Ces axes forment les fondations d’une souveraineté hydrique renouvelée, articulant efficacité, équité territoriale et justice intergénérationnelle. C’est à cette ambition que souhaite donc modestement répondre l’Institut Marocain d’Intelligence Stratégique (IMIS), en formulant une vision claire et des leviers concrets d’action.
Car le sujet de l’eau, peut-être encore plus que celui de l’éducation, se trouve désormais au cœur de la conversation structurant l’action publique marocaine, en faisant un sujet hautement sensible sur le plan politique. L’idée principale consiste ici de faire le lien entre deux mondes qui se parlent peu: celui des académiques, souvent enfermés dans des raisonnements «purs », détachés des urgences économiques, sociales et stratégiques; et celui des décideurs politiques, pris dans « le temps tactique», où la sémantique compte autant que la stratégie. L’objectif de ce travail de recherche est donc de remettre du lien, de l’intelligence politique, et de l’agilité dans les passerelles entre la réflexion et l’action.
Deux objectifs principaux structurent la démarche:
- Offrir une lecture critique, prospective et systémique des défis hydriques à l’horizon 2030 – 2050;
- Proposer des recommandations ciblées, concrètes et stratégiques, à destination de l’ensemble des parties prenantes: autorités publiques, collectivités, acteurs privés, société civile et partenaires techniques.
Pour remplir ces objectifs, l’IMIS a mobilisé pendant plus de quatre mois une équipe pluridisciplinaire dirigée par une avocate, Ghalia Mokhtari, spécialiste des sujets d’infrastructure au Maroc. Ce choix a évidemment été guidé par la volonté de l’institut de placer en tête des priorités guidant l’analyse la compréhension de la gouvernance formelle du secteur de l’eau, ainsi que les protagonistes informels pesant sur les décisions et l’arsenal législatif et réglementaire qui en structure le cadre général et les interactions.
Le débat technique, relatif notamment à la place et aux poids des ressources non conventionnelles et à l’agriculture, a quant à lui fait l’objet d’un workshop regroupant des experts extérieurs jeudi 22 mai afin de confronter les travaux de l’Institut à une revue critique.

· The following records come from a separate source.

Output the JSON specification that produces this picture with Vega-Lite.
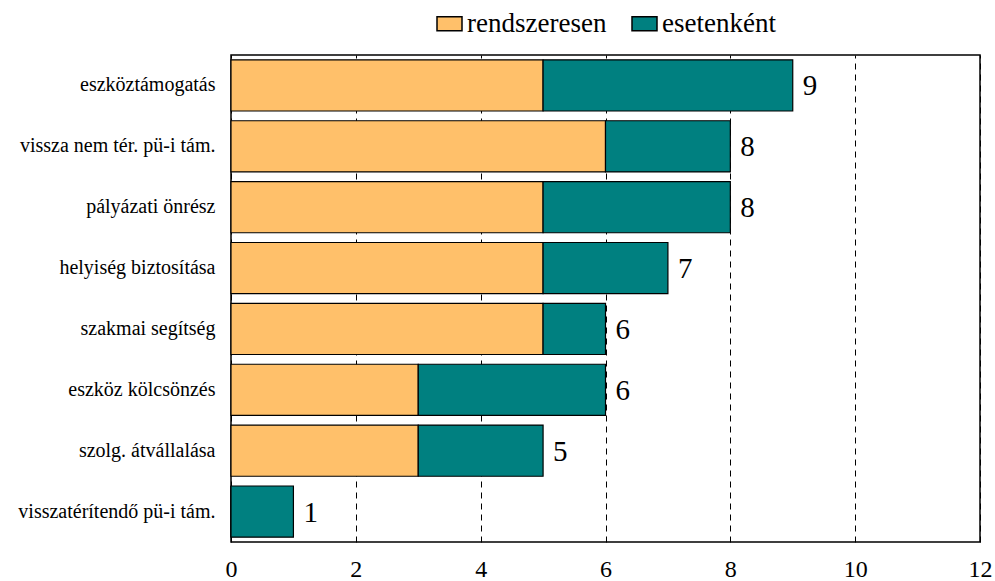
{
  "$schema": "https://vega.github.io/schema/vega-lite/v6.json",
  "autosize": {"type": "none"},
  "width": 749,
  "height": 487,
  "padding": {"left": 231, "top": 55, "right": 15, "bottom": 39},
  "background": "white",
  "config": {
    "font": "Liberation Serif, Times New Roman, serif",
    "view": {"stroke": "black", "strokeWidth": 1.5}
  },
  "data": {
    "values": [
      {"cat": "eszköztámogatás", "type": "rendszeresen", "rank": 1, "value": 5},
      {"cat": "eszköztámogatás", "type": "esetenként", "rank": 2, "value": 4},
      {"cat": "vissza nem tér. pü-i tám.", "type": "rendszeresen", "rank": 1, "value": 6},
      {"cat": "vissza nem tér. pü-i tám.", "type": "esetenként", "rank": 2, "value": 2},
      {"cat": "pályázati önrész", "type": "rendszeresen", "rank": 1, "value": 5},
      {"cat": "pályázati önrész", "type": "esetenként", "rank": 2, "value": 3},
      {"cat": "helyiség biztosítása", "type": "rendszeresen", "rank": 1, "value": 5},
      {"cat": "helyiség biztosítása", "type": "esetenként", "rank": 2, "value": 2},
      {"cat": "szakmai segítség", "type": "rendszeresen", "rank": 1, "value": 5},
      {"cat": "szakmai segítség", "type": "esetenként", "rank": 2, "value": 1},
      {"cat": "eszköz kölcsönzés", "type": "rendszeresen", "rank": 1, "value": 3},
      {"cat": "eszköz kölcsönzés", "type": "esetenként", "rank": 2, "value": 3},
      {"cat": "szolg. átvállalása", "type": "rendszeresen", "rank": 1, "value": 3},
      {"cat": "szolg. átvállalása", "type": "esetenként", "rank": 2, "value": 2},
      {"cat": "visszatérítendő pü-i tám.", "type": "rendszeresen", "rank": 1, "value": 0},
      {"cat": "visszatérítendő pü-i tám.", "type": "esetenként", "rank": 2, "value": 1}
    ]
  },
  "encoding": {
    "y": {
      "field": "cat",
      "type": "nominal",
      "sort": null,
      "scale": {"paddingInner": 0.16, "paddingOuter": 0.08},
      "axis": {
        "title": null,
        "domain": false,
        "ticks": false,
        "labelFont": "Liberation Serif, Times New Roman, serif",
        "labelFontSize": 20,
        "labelColor": "black",
        "labelPadding": 16,
        "labelLimit": 300
      }
    }
  },
  "layer": [
    {
      "mark": {"type": "bar", "stroke": "black", "strokeWidth": 1.2},
      "encoding": {
        "x": {
          "field": "value",
          "type": "quantitative",
          "stack": "zero",
          "scale": {"domain": [0, 12], "nice": false},
          "axis": {
            "title": null,
            "values": [0, 2, 4, 6, 8, 10, 12],
            "format": "d",
            "domain": false,
            "ticks": false,
            "labelFont": "Liberation Serif, Times New Roman, serif",
            "labelFontSize": 24,
            "labelColor": "black",
            "labelPadding": 15,
            "grid": true,
            "gridColor": "black",
            "gridDash": [6, 5],
            "gridWidth": 1,
            "labelFlush": false
          }
        },
        "color": {
          "field": "type",
          "type": "nominal",
          "sort": ["rendszeresen", "esetenként"],
          "scale": {"domain": ["rendszeresen", "esetenként"], "range": ["#FFC06A", "#008080"]},
          "legend": {
            "title": null,
            "orient": "none",
            "direction": "horizontal",
            "legendX": 205,
            "legendY": -45,
            "symbolType": "M-1,-0.56L1,-0.56L1,0.56L-1,0.56Z",
            "symbolSize": 625,
            "symbolStrokeColor": "black",
            "symbolStrokeWidth": 1.5,
            "symbolOpacity": 1,
            "labelFont": "Liberation Serif, Times New Roman, serif",
            "labelFontSize": 27,
            "labelColor": "black",
            "labelOffset": 4,
            "columnPadding": 22
          }
        },
        "order": {"field": "rank", "type": "quantitative"}
      }
    },
    {
      "mark": {"type": "text", "align": "left", "baseline": "middle", "dx": 10, "dy": 1, "fontSize": 29, "font": "Liberation Serif, Times New Roman, serif", "color": "black"},
      "encoding": {
        "x": {"aggregate": "sum", "field": "value", "type": "quantitative"},
        "text": {"aggregate": "sum", "field": "value", "type": "quantitative"}
      }
    }
  ]
}
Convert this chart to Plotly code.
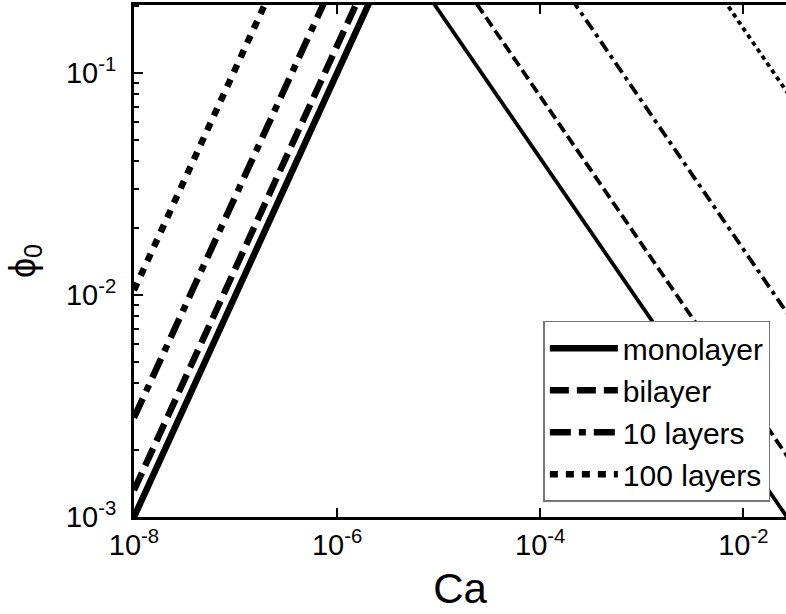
import plotly.graph_objects as go

# Data: each series rises (thick), peaks above the plot, then falls (thin)
ca_mono = [1.0e-8, 3.7e-6, 3.2e-2]
phi_mono = [1.0e-3, 0.37, 8.9e-4]

ca_bi = [1.0e-8, 4.6e-6, 3.2e-2]
phi_bi = [1.32e-3, 0.61, 1.68e-3]

ca_10 = [1.0e-8, 7.2e-6, 3.2e-2]
phi_10 = [2.8e-3, 2.0, 7.4e-3]

ca_100 = [1.0e-8, 1.29e-5, 3.2e-2]
phi_100 = [1.05e-2, 13.5, 7.3e-2]

names = ["monolayer", "bilayer", "10 layers", "100 layers"]
xtick_vals = [1e-8, 1e-6, 1e-4, 1e-2]
xtick_text = ["10<sup>-8</sup>", "10<sup>-6</sup>", "10<sup>-4</sup>", "10<sup>-2</sup>"]
ytick_vals = [1e-3, 1e-2, 1e-1]
ytick_text = ["10<sup>-3</sup>", "10<sup>-2</sup>", "10<sup>-1</sup>"]

series = [
    (ca_mono, phi_mono, "solid", "solid"),
    (ca_bi, phi_bi, "19px,8px", "11px,5px"),
    (ca_10, phi_10, "21px,8px,7px,8px", "12px,5px,4px,5px"),
    (ca_100, phi_100, "8px,8px", "4.5px,4px"),
]

fig = go.Figure()
for name, (xs, ys, dash_up, dash_down) in zip(names, series):
    fig.add_trace(go.Scatter(x=xs[:2], y=ys[:2], mode="lines", name=name,
                             line=dict(color="black", width=6.5, dash=dash_up)))
for name, (xs, ys, dash_up, dash_down) in zip(names, series):
    fig.add_trace(go.Scatter(x=xs[1:], y=ys[1:], mode="lines", name=name, showlegend=False,
                             line=dict(color="black", width=3.8, dash=dash_down)))

font = "Liberation Sans, Arial, sans-serif"
fig.update_layout(
    width=786, height=614,
    margin=dict(l=134, r=0, t=5, b=97),
    paper_bgcolor="white", plot_bgcolor="white",
    font=dict(family=font, color="black", size=29),
    showlegend=True,
    legend=dict(x=0.976, xanchor="right", y=0.03, yanchor="bottom",
                bgcolor="white", bordercolor="#777", borderwidth=1.5,
                font=dict(size=30, family=font), itemwidth=68,
                tracegroupgap=0, traceorder="normal"),
)
fig.update_xaxes(
    type="log", range=[-8, -1.58],
    tickvals=xtick_vals, ticktext=xtick_text,
    ticks="inside", ticklen=9, tickwidth=2, tickcolor="black",
    showline=True, linewidth=3, linecolor="black", mirror="ticks",
    showgrid=False, zeroline=False,
    tickfont=dict(size=29),
    title=dict(text="Ca", font=dict(size=42), standoff=14),
)
fig.update_yaxes(
    type="log", range=[-3, -0.694],
    tickvals=ytick_vals, ticktext=ytick_text,
    ticks="inside", ticklen=9, tickwidth=2, tickcolor="black",
    minor=dict(ticks="inside", ticklen=5, tickwidth=2, tickcolor="black", dtick="D1", showgrid=False),
    showline=True, linewidth=3, linecolor="black", mirror=False,
    showgrid=False, zeroline=False,
    tickfont=dict(size=29), ticklabelstandoff=9,
    title=dict(text="ϕ<sub>0</sub>", font=dict(size=36), standoff=20),
)
fig.write_html("out.html")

Enfin, afin d’élaborer des recommandations qui répondent aux enjeux identifiés, un benchmark international a été réalisé pour isoler les meilleures pratiques internationales et en tirer des enseignements potentiellement applicables au Maroc. Bien entendu, cette problématique de l’eau, qui a fait l’objet de nombreuses interventions Royales récentes afin d’en réaffirmer à la fois la prééminence et la centralité dans le chemin de développement marocain, est par essence un sujet politique hautement inflammable. C’est pourquoi l’IMIS a pris soin de constituer une base de données et une bibliographie étoffée qui reflètent la diversité des sensibilités et des courants d’opinions qui irriguent la pensée nationale et internationale en matière de gestion du stress hydrique.